Transcribe all of the records word for word, but omit the pictures.

*RECORDS FOR THIS TASK*
####

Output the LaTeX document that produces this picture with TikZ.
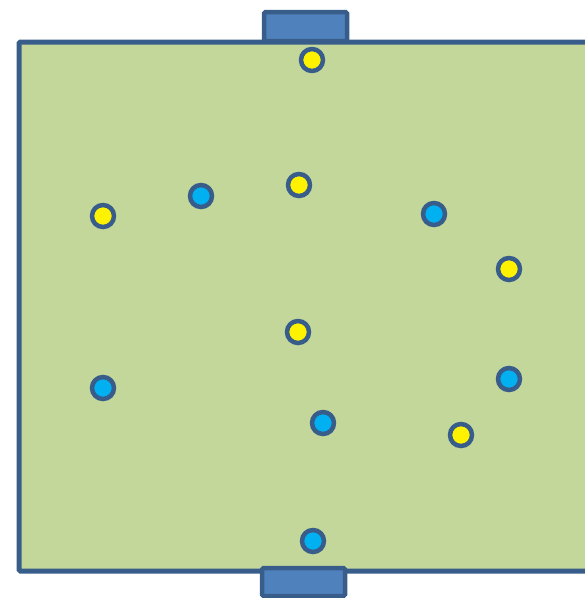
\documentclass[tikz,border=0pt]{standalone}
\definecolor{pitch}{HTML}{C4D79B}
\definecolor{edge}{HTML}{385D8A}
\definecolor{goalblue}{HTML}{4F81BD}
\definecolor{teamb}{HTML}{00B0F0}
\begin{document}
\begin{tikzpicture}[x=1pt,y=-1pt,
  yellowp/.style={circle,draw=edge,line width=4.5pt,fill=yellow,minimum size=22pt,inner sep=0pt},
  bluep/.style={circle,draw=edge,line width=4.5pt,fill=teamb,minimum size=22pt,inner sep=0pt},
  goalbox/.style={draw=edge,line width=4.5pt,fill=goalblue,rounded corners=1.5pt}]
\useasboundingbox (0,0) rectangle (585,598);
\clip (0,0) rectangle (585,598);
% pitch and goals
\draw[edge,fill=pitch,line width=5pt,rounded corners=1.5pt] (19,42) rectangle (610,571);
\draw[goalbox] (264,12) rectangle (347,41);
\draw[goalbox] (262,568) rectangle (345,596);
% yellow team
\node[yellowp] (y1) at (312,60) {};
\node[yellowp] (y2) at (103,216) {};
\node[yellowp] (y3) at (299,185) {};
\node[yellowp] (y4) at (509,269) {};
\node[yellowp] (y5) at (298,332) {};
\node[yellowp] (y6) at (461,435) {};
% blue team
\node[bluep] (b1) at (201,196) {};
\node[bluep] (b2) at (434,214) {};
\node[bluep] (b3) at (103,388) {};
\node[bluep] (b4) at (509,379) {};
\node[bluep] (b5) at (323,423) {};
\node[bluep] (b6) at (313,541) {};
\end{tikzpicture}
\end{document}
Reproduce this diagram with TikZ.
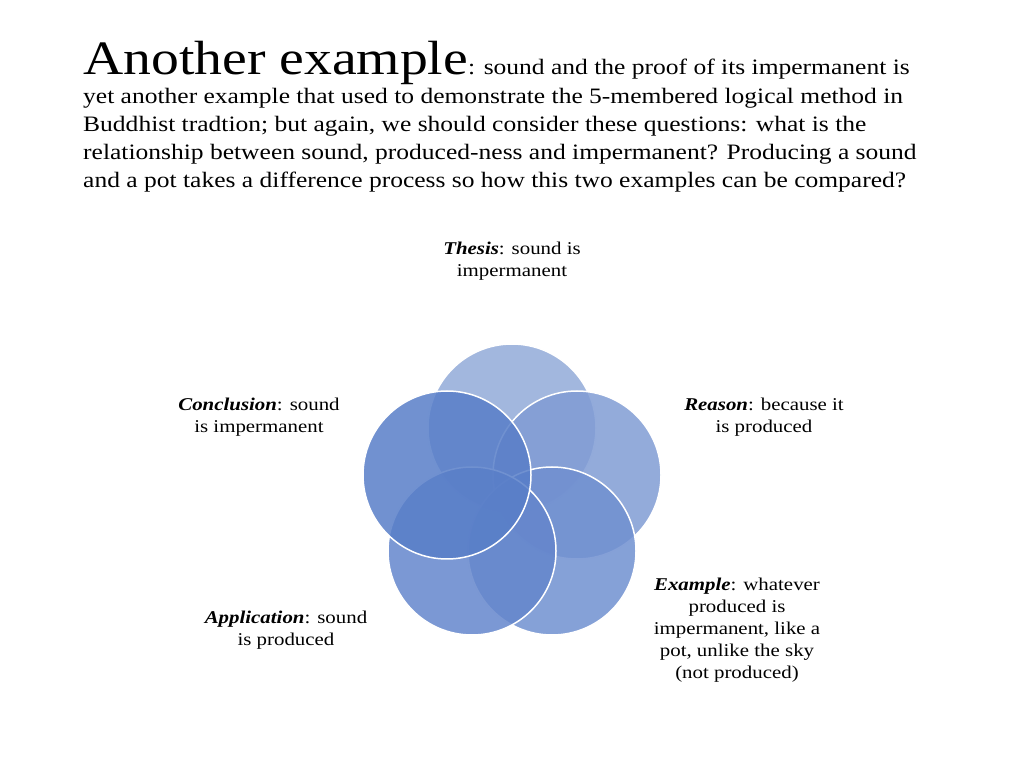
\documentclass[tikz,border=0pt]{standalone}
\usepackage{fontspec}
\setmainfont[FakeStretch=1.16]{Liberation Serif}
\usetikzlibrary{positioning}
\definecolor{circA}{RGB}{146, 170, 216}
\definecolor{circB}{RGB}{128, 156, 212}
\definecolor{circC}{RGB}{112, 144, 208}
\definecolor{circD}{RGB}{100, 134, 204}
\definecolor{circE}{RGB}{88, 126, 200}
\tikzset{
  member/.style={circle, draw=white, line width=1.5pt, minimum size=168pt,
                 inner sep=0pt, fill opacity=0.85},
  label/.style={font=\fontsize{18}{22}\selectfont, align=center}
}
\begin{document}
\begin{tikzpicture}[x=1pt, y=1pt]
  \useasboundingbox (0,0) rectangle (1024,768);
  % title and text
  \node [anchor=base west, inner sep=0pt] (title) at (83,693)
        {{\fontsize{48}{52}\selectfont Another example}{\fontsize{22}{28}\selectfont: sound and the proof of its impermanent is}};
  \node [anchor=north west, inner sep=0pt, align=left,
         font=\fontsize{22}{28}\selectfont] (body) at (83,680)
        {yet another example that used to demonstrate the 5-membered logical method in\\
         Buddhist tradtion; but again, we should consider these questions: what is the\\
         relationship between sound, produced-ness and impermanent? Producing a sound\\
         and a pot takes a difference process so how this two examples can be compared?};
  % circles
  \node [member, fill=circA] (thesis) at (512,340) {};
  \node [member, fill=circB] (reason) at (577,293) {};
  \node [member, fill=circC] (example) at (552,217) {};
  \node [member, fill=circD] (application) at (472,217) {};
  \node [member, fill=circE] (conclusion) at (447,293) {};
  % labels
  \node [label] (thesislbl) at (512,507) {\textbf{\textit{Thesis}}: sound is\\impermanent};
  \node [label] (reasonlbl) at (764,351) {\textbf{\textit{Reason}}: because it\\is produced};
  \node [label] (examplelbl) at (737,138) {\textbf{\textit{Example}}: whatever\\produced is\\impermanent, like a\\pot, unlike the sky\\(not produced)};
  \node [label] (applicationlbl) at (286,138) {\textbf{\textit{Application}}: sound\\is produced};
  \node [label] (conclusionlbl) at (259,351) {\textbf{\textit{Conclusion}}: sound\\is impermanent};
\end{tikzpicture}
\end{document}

####

*OUTPUT FOR THIS TASK*
Output the LaTeX document that produces this picture with TikZ.
\documentclass[tikz,border=0pt]{standalone}
\definecolor{pitch}{HTML}{C4D79B}
\definecolor{edge}{HTML}{385D8A}
\definecolor{goalblue}{HTML}{4F81BD}
\definecolor{teamb}{HTML}{00B0F0}
\begin{document}
\begin{tikzpicture}[x=1pt,y=-1pt,
  yellowp/.style={circle,draw=edge,line width=4.5pt,fill=yellow,minimum size=22pt,inner sep=0pt},
  bluep/.style={circle,draw=edge,line width=4.5pt,fill=teamb,minimum size=22pt,inner sep=0pt},
  goalbox/.style={draw=edge,line width=4.5pt,fill=goalblue,rounded corners=1.5pt}]
\useasboundingbox (0,0) rectangle (585,598);
\clip (0,0) rectangle (585,598);
% pitch and goals
\draw[edge,fill=pitch,line width=5pt,rounded corners=1.5pt] (19,42) rectangle (610,571);
\draw[goalbox] (264,12) rectangle (347,41);
\draw[goalbox] (262,568) rectangle (345,596);
% yellow team
\node[yellowp] (y1) at (312,60) {};
\node[yellowp] (y2) at (103,216) {};
\node[yellowp] (y3) at (299,185) {};
\node[yellowp] (y4) at (509,269) {};
\node[yellowp] (y5) at (298,332) {};
\node[yellowp] (y6) at (461,435) {};
% blue team
\node[bluep] (b1) at (201,196) {};
\node[bluep] (b2) at (434,214) {};
\node[bluep] (b3) at (103,388) {};
\node[bluep] (b4) at (509,379) {};
\node[bluep] (b5) at (323,423) {};
\node[bluep] (b6) at (313,541) {};
\end{tikzpicture}
\end{document}
Reproduce this diagram with TikZ.
\documentclass[tikz,border=0pt]{standalone}
\usepackage{fontspec}
\setmainfont[FakeStretch=1.16]{Liberation Serif}
\usetikzlibrary{positioning}
\definecolor{circA}{RGB}{146, 170, 216}
\definecolor{circB}{RGB}{128, 156, 212}
\definecolor{circC}{RGB}{112, 144, 208}
\definecolor{circD}{RGB}{100, 134, 204}
\definecolor{circE}{RGB}{88, 126, 200}
\tikzset{
  member/.style={circle, draw=white, line width=1.5pt, minimum size=168pt,
                 inner sep=0pt, fill opacity=0.85},
  label/.style={font=\fontsize{18}{22}\selectfont, align=center}
}
\begin{document}
\begin{tikzpicture}[x=1pt, y=1pt]
  \useasboundingbox (0,0) rectangle (1024,768);
  % title and text
  \node [anchor=base west, inner sep=0pt] (title) at (83,693)
        {{\fontsize{48}{52}\selectfont Another example}{\fontsize{22}{28}\selectfont: sound and the proof of its impermanent is}};
  \node [anchor=north west, inner sep=0pt, align=left,
         font=\fontsize{22}{28}\selectfont] (body) at (83,680)
        {yet another example that used to demonstrate the 5-membered logical method in\\
         Buddhist tradtion; but again, we should consider these questions: what is the\\
         relationship between sound, produced-ness and impermanent? Producing a sound\\
         and a pot takes a difference process so how this two examples can be compared?};
  % circles
  \node [member, fill=circA] (thesis) at (512,340) {};
  \node [member, fill=circB] (reason) at (577,293) {};
  \node [member, fill=circC] (example) at (552,217) {};
  \node [member, fill=circD] (application) at (472,217) {};
  \node [member, fill=circE] (conclusion) at (447,293) {};
  % labels
  \node [label] (thesislbl) at (512,507) {\textbf{\textit{Thesis}}: sound is\\impermanent};
  \node [label] (reasonlbl) at (764,351) {\textbf{\textit{Reason}}: because it\\is produced};
  \node [label] (examplelbl) at (737,138) {\textbf{\textit{Example}}: whatever\\produced is\\impermanent, like a\\pot, unlike the sky\\(not produced)};
  \node [label] (applicationlbl) at (286,138) {\textbf{\textit{Application}}: sound\\is produced};
  \node [label] (conclusionlbl) at (259,351) {\textbf{\textit{Conclusion}}: sound\\is impermanent};
\end{tikzpicture}
\end{document}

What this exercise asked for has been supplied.